My posting about the recent wilderness theme camp our church held up near Ruakaka are dragging out, but I wanted to at least describe the station of Sunday's Prayer Walk that I manned, the one about the opponents we face on the journey. my inspiration as I've said came from Bruce Wilkinson's parable of the Dream Giver, the tale of Ordinary who was called to discover the dream for which he was created. Earlier stations had used the Exodus narrative to look at "What's in your Pack?", and "Who is travelling with you?", while later ones focussed on the guidance for the journey (pillars of cloud and fire) and the sustenance provided (water, manna and quails), as well as the Biblical images of tentdwelling.
My station was based at a tall abseiling tower on the camp property, one which spoke to me, when I first saw it, of the giants mentioned in Numbers 13. Wilkinson's book The Dreamgiver describes two kinds of opposition - giants and bullies. Giants were enemies Ordinary faced along the way, opponents who attacked and placed barriers to his pilgrimage, and Bullies were people closer to home, who undermined and threatened in more subtle ways. I didn't have time to go into these in detail, since each station was to take just ten minutes with each of the six tribal groups, but the images certainly informed my "talkie bits. " I did paraphrase the story, from Numbers 13: 17 – 33, of the twelve spies, sent by Moses to reconnoitre the land before the Hebrew invasion. Ten came home dispirited and afraid, but Joshua and Caleb felt confident of success of a conquest of the land of milk and honey. They see huge productivity (grapes that needed to be carried on a pole) but the reason for the debilitating fear of the others was the giants of the land, who made the spies feel like grasshoppers, and in the end the majority view was favoured, delaying the entrance into Canaan for many more years.
I neglected to mention that before we embarked on the prayer walk itself, each tribe had constructed a "giant" from recycled boxes, plastic, fabric and paper, and given some thought to the social and spiritual giants we face in our own journey. “giant” from hall. These giants were brought with them to Station Three, and after hearing about Joshua and Caleb we talked about the enemies of fear, prejudice, rage, low self esteem etc that keep us from fulfilling our dream. Most had already been named and the labels stuck on the sculpture.We also used a couple of large mirrors to remind ourselves that some of the giants we face are of our own making.
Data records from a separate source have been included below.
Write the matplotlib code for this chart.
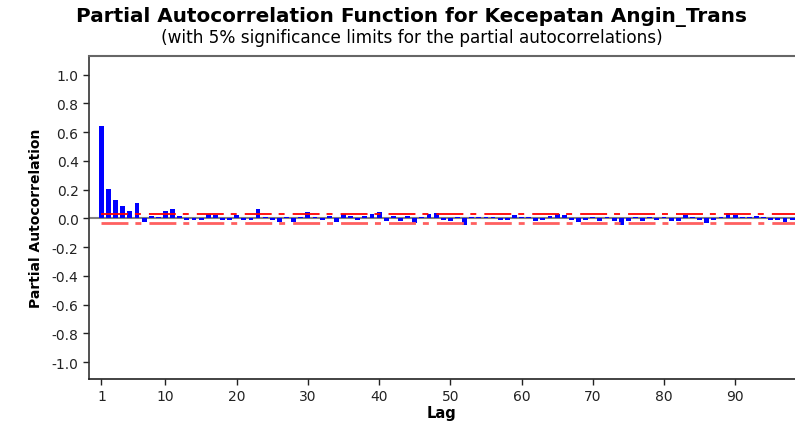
import matplotlib.pyplot as plt
import numpy as np

plt.rcParams['lines.scale_dashes'] = False

# PACF values (lags 1..98)
pacf = [0.640, 0.205, 0.130, 0.088, 0.054, 0.106, -0.026, 0.019, 0.010, 0.054,
        0.063, 0.013, -0.010, -0.010, -0.010, 0.028, 0.020, -0.008, -0.012, 0.026,
        -0.010, -0.008, 0.068, 0.012, -0.013, -0.027, 0.010, -0.027, 0.012, 0.042,
        0.008, -0.009, 0.019, -0.027, 0.028, 0.019, -0.012, 0.014, 0.028, 0.044,
        -0.020, 0.014, -0.018, 0.014, -0.035, 0.008, 0.028, 0.036, -0.008, -0.021,
        0.009, -0.046, 0.008, 0.012, 0.009, 0.008, -0.014, -0.008, 0.026, 0.012,
        0.012, -0.019, -0.012, 0.019, 0.028, 0.026, -0.014, -0.028, -0.012, 0.012,
        -0.019, 0.012, -0.019, -0.046, -0.019, 0.009, -0.020, 0.008, -0.008, 0.008,
        -0.020, -0.020, 0.026, 0.012, -0.009, -0.030, -0.008, 0.012, 0.035, 0.021,
        0.008, 0.008, 0.019, 0.008, -0.008, -0.014, -0.028, -0.008]
lags = np.arange(1, len(pacf) + 1)
sig_limit = 0.033

xticks = [1, 10, 20, 30, 40, 50, 60, 70, 80, 90]
yticks = [-1.0, -0.8, -0.6, -0.4, -0.2, 0.0, 0.2, 0.4, 0.6, 0.8, 1.0]

fig = plt.figure(figsize=(7.95, 4.27), dpi=100)
ax = fig.add_axes([89 / 795, 1 - 380 / 427, 1 - 89 / 795, (380 - 57) / 427])

# zero line and significance limits
ax.axhline(0, color='#808080', lw=1.5, zorder=1)
dash = (0, (19.4, 5.0, 4.3, 5.8))
ax.plot([1, 99], [sig_limit, sig_limit], color='#ff0000', lw=1.3, linestyle=dash, zorder=3)
ax.plot([1, 99], [-sig_limit, -sig_limit], color='#ff6060', lw=2.0, linestyle=dash, zorder=3)

ax.bar(lags, pacf, width=0.68, color='#0000ff', zorder=2)

ax.set_xlim(-0.74, 98.4)
ax.set_ylim(-1.118, 1.13)
ax.set_xticks(xticks)
ax.set_yticks(yticks)
ax.set_yticklabels([f'{v:.1f}' for v in yticks])
ax.tick_params(direction='out', length=4, width=1, labelsize=10, colors='#222222')

ax.spines['right'].set_visible(False)
ax.spines['top'].set_color('#666666')
ax.spines['top'].set_linewidth(1.5)
ax.spines['left'].set_color('#333333')
ax.spines['bottom'].set_color('#222222')
ax.spines['left'].set_linewidth(1.2)
ax.spines['bottom'].set_linewidth(1.2)

ax.set_xlabel('Lag', fontsize=10.5, fontweight='bold', labelpad=1)
ax.set_ylabel('Partial Autocorrelation', fontsize=10, fontweight='bold', labelpad=6)

fig.text(412 / 795, 1 - 17 / 427, 'Partial Autocorrelation Function for Kecepatan Angin_Trans',
         ha='center', va='center', fontsize=14.4, fontweight='bold')
fig.text(412 / 795, 1 - 38 / 427, '(with 5% significance limits for the partial autocorrelations)',
         ha='center', va='center', fontsize=12.2)

fig.savefig('out.png', dpi=100)
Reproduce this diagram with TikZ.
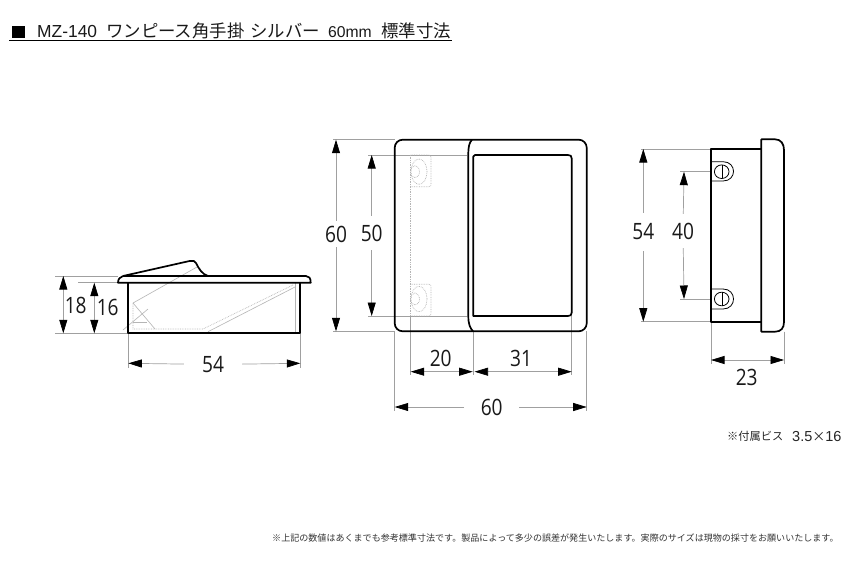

We then learned an old song based on 2 Tim 1: 7: “God has not given us a spirit of fear, but of love, power and a sound mind.” The giants were nailed or tied onto the tower and we then marched around it singing the chorus. The last group also tied a large red ribbon to signify the final defeat of these opponents in the Cross of Jesus Christ.
I really enjoyed leading this section of the prayer walk, and noted how some who had never heard the (somewhat cheesy) chorus before, wrote down its profound words. The tribes went on to do other activities, like pitch a tent, navigate a maze mown in the hay paddock, and share an Easter egg communion. Our theme song for the weekend was Brooke Fraser's Desert Song, and this tied in extremely well with all aspects of the Camp and especially the Wilderness Prayer Walk. All in all I'm told it was spiritual experience of a very different kind, for both adults and kids, and one we will not hesitate to use again.